Publicis Groupe’s investments in influencer marketing and connected identity will pay dividends in 2026. These are not just line items; they are strategic enablers that allow Leo Hong Kong to deliver measurable impact for clients. By investing in identity‑driven solutions, we can help brands build stronger connections with consumers, while influencer ecosystems allow us to amplify creativity in culturally relevant ways. This ensures every dollar spent is tied to growth and transformation.    

Our single most important focus in 2026 will be creativity as a driver of transformation. At Leo Hong Kong, we believe creativity is not only about campaigns, it’s about reshaping how brands engage, how businesses grow, and how experiences connect people. By combining creativity with data, identity, and technology, we aim to help clients move from communication to transformation, ensuring their brands remain future‑ready and culturally resonant. 

Sherman Yeung, managing director, Ogilvy Advertising HK 

Creativity itself is expanding. Agencies are moving into process design, experience architecture, and service innovation—areas where creative thinking directly shapes operations and delivers measurable growth. True industry leaders must now understand platforms, media mechanics, and business models as fluently as storytelling, because clients demand direct connections to growth—not just reach or awareness. 

AI has become the creative language of our industry. We’re moving past the era where creative execution was gated by specialist tools and roles—such as art directors confined to PSD files. Today, thanks to advanced multi-modal AI systems, every team member can contribute to shaping brand stories across text, vision, and data. But we recognise that craft matters: while technology lowers barriers, creative discernment and strategic intuition remain essential. Democratisation of tools does not mean every idea is equal; our focus is on enabling more voices to contribute, guided by experienced creative leaders who blend pattern recognition, insight, and the strategic discipline needed to deliver great work.  

Proving that transformation actually delivers outcomes—not just promising it. Clients seek for clarity, accountability, and results. For us, that means shifting from sentiment metrics to business impact and being explicit about how creativity, technology, and operations work together to drive performance. It also means building teams who are as comfortable with commercial logic as they are with creative craft, and simplifying our offerings so clients are clear on what we deliver and how it creates value. 

Jarvis Wong, partner, Omelette Digital  

AI is quickly shifting from a buzzword to a baseline expectation. Mastery of key AI tools will soon be essential for everyday productivity, even if we’re still a few years away from AI consistently delivering true, client-ready final outputs.  

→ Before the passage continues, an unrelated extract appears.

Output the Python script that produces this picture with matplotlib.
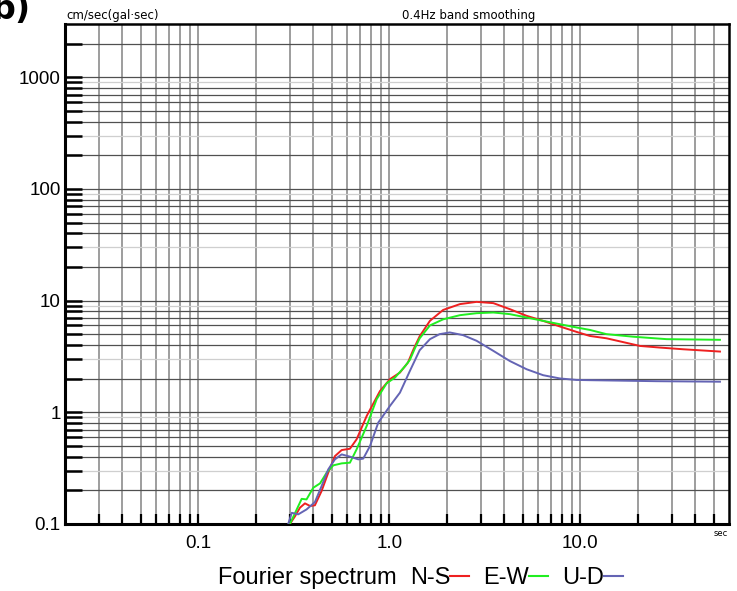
import matplotlib
matplotlib.use('Agg')
import matplotlib.pyplot as plt
from matplotlib.lines import Line2D

# Fourier spectrum values (period in sec, amplitude cm/sec)
ns_period = [0.301, 0.320, 0.340, 0.361, 0.384, 0.407, 0.441, 0.478, 0.518, 0.562, 0.621,
             0.673, 0.760, 0.892, 1.006, 1.135, 1.25, 1.33, 1.44, 1.63, 1.91, 2.34, 2.86,
             3.50, 4.27, 5.23, 6.38, 7.81, 9.55, 11.2, 13.7, 20.5, 26.1, 34.5, 53.8]
ns_amp = [0.100, 0.117, 0.140, 0.153, 0.145, 0.147, 0.197, 0.288, 0.405, 0.459, 0.472,
          0.573, 0.927, 1.55, 1.98, 2.27, 2.79, 3.60, 4.80, 6.60, 8.25, 9.31, 9.75,
          9.50, 8.39, 7.31, 6.59, 5.87, 5.25, 4.83, 4.60, 3.93, 3.80, 3.67, 3.50]

ew_period = [0.301, 0.327, 0.347, 0.368, 0.399, 0.433, 0.469, 0.508, 0.562, 0.621, 0.673,
             0.760, 0.857, 0.967, 1.07, 1.21, 1.28, 1.36, 1.44, 1.63, 1.91, 2.34, 2.86,
             3.50, 4.27, 5.23, 6.38, 7.81, 9.55, 11.2, 13.7, 19.0, 28.3, 53.8]
ew_amp = [0.100, 0.135, 0.168, 0.166, 0.211, 0.231, 0.288, 0.335, 0.349, 0.354, 0.466,
          0.754, 1.31, 1.82, 2.05, 2.60, 2.95, 3.75, 4.60, 6.00, 6.80, 7.41, 7.72,
          7.83, 7.57, 7.06, 6.59, 6.15, 5.75, 5.47, 5.01, 4.75, 4.52, 4.46]

ud_period = [0.295, 0.308, 0.333, 0.368, 0.407, 0.441, 0.478, 0.518, 0.562, 0.621, 0.687,
             0.729, 0.791, 0.874, 1.006, 1.135, 1.28, 1.44, 1.63, 1.83, 2.07, 2.43, 2.86,
             3.50, 4.27, 5.23, 6.38, 7.81, 9.55, 11.2, 25.0, 53.8]
ud_amp = [0.100, 0.126, 0.122, 0.135, 0.157, 0.218, 0.308, 0.379, 0.420, 0.401, 0.379,
          0.385, 0.499, 0.809, 1.14, 1.50, 2.35, 3.60, 4.52, 5.01, 5.19, 4.91, 4.37,
          3.55, 2.88, 2.43, 2.15, 2.01, 1.95, 1.94, 1.90, 1.88]

y_labels = ['0.1', '1', '10', '100', '1000']
x_labels = ['0.1', '1.0', '10.0']

W, H = 737, 591
fig = plt.figure(figsize=(W / 100, H / 100), dpi=100)
ax = fig.add_axes([65 / W, 67 / H, 664 / W, 500 / H])
ax.set_xscale('log')
ax.set_yscale('log')
ax.set_xlim(0.02, 60)
ax.set_ylim(0.1, 3000)

# grid: vertical lines grey, horizontal dark with a few light ones
for d in range(-2, 2):
    for s in range(1, 10):
        v = s * 10.0 ** d
        if 0.02 < v < 60:
            ax.axvline(v, color='#8c8c8c', lw=1.2, zorder=1)
for d in range(-1, 4):
    for s in range(1, 10):
        v = s * 10.0 ** d
        if 0.1 < v < 3000:
            c = '#cfcfcf' if s in (3, 9) else '#505050'
            ax.axhline(v, color=c, lw=0.9, zorder=1)

ax.plot(ns_period, ns_amp, color='#ee2020', lw=1.4, zorder=3)
ax.plot(ew_period, ew_amp, color='#20ee20', lw=1.4, zorder=3)
ax.plot(ud_period, ud_amp, color='#6464b4', lw=1.4, zorder=3)

# ticks
major_y = [0.1, 1, 10, 100, 1000]
minor_y = [s * 10.0 ** d for d in range(-1, 4) for s in range(2, 10) if s * 10.0 ** d < 3000]
ax.set_yticks(major_y, y_labels)
ax.set_yticks(minor_y, minor=True)
major_x = [0.1, 1, 10]
minor_x = [s * 10.0 ** d for d in range(-2, 2) for s in range(2, 10)
           if 0.02 < s * 10.0 ** d < 60]
ax.set_xticks(major_x, x_labels)
ax.set_xticks(minor_x, minor=True)

ax.tick_params(axis='y', which='both', direction='in', length=12, width=1.8,
               labelsize=13.5, pad=3)
ax.tick_params(axis='x', which='both', direction='in', length=7.5, width=1.6,
               labelsize=13.5, pad=8)
ax.tick_params(axis='x', which='minor', labelbottom=False)
ax.tick_params(axis='y', which='minor', labelleft=False)
for lab in ax.get_xticklabels() + ax.get_yticklabels():
    lab.set_fontfamily('Liberation Sans')

for side in ['left', 'bottom']:
    ax.spines[side].set_linewidth(2.2)
for side in ['top', 'right']:
    ax.spines[side].set_linewidth(1.8)

# texts around the frame
fig.text(66 / W, 1 - 15 / H, 'cm/sec(gal\u00b7sec)', fontsize=8.5, va='center', ha='left')
fig.text(469 / W, 1 - 15 / H, '0.4Hz band smoothing', fontsize=8.5, va='center', ha='center')
fig.text(721 / W, 1 - 534 / H, 'sec', fontsize=6, va='center', ha='center')
fig.text(-0.012, 1.012, 'b)', fontsize=24, fontweight='bold', va='top', ha='left')

fig.text(218 / W, 1 - 578 / H, 'Fourier spectrum', fontsize=17, va='center', ha='left',
         family='Liberation Sans')
handles = [Line2D([], [], color='#ee2020', lw=1.5),
           Line2D([], [], color='#20ee20', lw=1.5),
           Line2D([], [], color='#6464b4', lw=1.5)]
fig.legend(handles, ['N-S', 'E-W', 'U-D'], ncol=3, markerfirst=False, frameon=False,
           loc='center left', bbox_to_anchor=(410 / W, 1 - 578 / H),
           prop={'family': 'Liberation Sans', 'size': 17},
           handlelength=0.8, handletextpad=0.0, columnspacing=0.6,
           borderpad=0, borderaxespad=0)

fig.savefig('out.png', dpi=100)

At the same time, the pendulum is swinging back toward genuine, in-person connection. We’ve seen this firsthand through the overwhelming responses to our recent activations for La Mer, Uber, and Oriental Watch Company. Physical experiences are making a strong return, prompting brands to rebalance their presence—from purely virtual touchpoints to richer, more immersive IRL engagements. For major retail marketplaces, this hybrid approach will become even more crucial as a complement to pure e-commerce.  

At Omelette Digital, we’re approaching our 2026 budgeting with a deliberate, almost old-school portfolio mindset:  

  • Strengthening investment in upstream ideation, especially rapid storyboard development, to help clients visualise concepts earlier and with greater clarity.  
  • Continuing to invest deeply in high-impact talent, because the human side of creativity remains truly irreplaceable.  

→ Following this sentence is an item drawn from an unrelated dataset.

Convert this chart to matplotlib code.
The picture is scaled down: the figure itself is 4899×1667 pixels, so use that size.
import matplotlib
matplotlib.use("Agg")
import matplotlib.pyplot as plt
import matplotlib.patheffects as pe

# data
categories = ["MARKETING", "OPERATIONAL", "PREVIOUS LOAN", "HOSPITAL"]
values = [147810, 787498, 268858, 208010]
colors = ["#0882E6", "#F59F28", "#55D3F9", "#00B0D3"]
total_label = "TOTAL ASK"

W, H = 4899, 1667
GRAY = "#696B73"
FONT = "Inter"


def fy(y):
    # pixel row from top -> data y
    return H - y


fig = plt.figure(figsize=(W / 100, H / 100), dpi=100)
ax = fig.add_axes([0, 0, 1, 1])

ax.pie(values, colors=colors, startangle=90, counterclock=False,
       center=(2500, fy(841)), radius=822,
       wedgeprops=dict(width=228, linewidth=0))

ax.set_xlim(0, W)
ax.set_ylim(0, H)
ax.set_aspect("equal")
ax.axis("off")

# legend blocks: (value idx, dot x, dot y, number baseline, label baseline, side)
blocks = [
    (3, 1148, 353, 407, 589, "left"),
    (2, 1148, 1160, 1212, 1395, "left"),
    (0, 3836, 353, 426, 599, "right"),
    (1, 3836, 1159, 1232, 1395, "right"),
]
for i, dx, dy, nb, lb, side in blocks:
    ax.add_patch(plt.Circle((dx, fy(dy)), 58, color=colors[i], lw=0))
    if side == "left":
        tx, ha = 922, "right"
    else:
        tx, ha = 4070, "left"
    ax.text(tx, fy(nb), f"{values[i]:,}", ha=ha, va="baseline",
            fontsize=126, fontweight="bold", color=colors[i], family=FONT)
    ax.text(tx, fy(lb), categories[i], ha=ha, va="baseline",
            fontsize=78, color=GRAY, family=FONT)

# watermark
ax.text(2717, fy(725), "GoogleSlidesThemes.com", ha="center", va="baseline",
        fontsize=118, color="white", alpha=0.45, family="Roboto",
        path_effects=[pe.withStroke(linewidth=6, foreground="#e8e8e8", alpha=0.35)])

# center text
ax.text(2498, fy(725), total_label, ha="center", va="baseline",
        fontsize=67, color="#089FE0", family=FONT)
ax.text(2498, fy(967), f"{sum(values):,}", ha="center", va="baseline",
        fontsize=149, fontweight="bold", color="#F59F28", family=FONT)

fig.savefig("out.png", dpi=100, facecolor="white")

Ultimately, our business isn’t about selling products — it’s about selling creative thinking. And while creativity is powerful, it can also be demanding. That’s why we’re equipping our team with foundational knowledge of key AI tools as productivity enablers, helping them work smarter, stay agile, and preserve more of their energy for the high-value creative work that makes the difference. 

Jay Ng, director, SO DON’T BORE  

AI is indisputably shaking up the creative world, just peek at the industry’s growing gallery of AI-generated ads, each slicker and faster to market than the last. But as robots churn out content, the real treasure is becoming unmistakable: genuine human insight, emotion, and imagination.  

At SO DON'T BORE, AI isn’t our shortcut to a cheaper campaign. It’s more like a camera lens, to bring ideas into sharper focus, but it’s the creative eye behind the lens that makes the work memorable. If AI doesn’t make the idea sharper, richer or more unexpected, it’s not earning its spot in our process.  

Advertising has always been about ideas that stand out. In 2026, amidst a sea of AI-generated ads, we’ll stick to making work the hard way: the human way, complete with real-world obsessions, crafted detail, and a stubborn refusal to bore. 

Maggie Wong, CEO, VML Hong Kong 

The creative industry is set to experience a deepening integration of human first creativity and AI-powered technology, fostering a powerful partnership that will shape its next major wave of change. Imagine a world where our unique human qualities – our empathy, vision and ethical compass – is celebrated more than ever.  

At the same time, cutting-edge AI and smart automation will handle the heavy lifting, making creative processes smoother, boosting what we can achieve, and opening doors to exciting new forms of expression. This isn't about one replacing the other; it's about finding a brilliant balance. Humans will remain the innovative leaders, infusing projects with genuine emotion, purpose and meaning. Meanwhile, AI will act as the ultimate enabler, providing the efficiency, scale and processing power to bring bold, human-led ideas to life on an unprecedented scale. 

As we move forward, my focus will be on driving AI enablement and transformation across our teams, embedding AI into our operations to elevate the quality and value of the services we offer. But even as we embrace this new way of working, we must continue to celebrate the irreplaceable spark of human creativity. Together, human first creativity and AI will unlock limitless possibilities.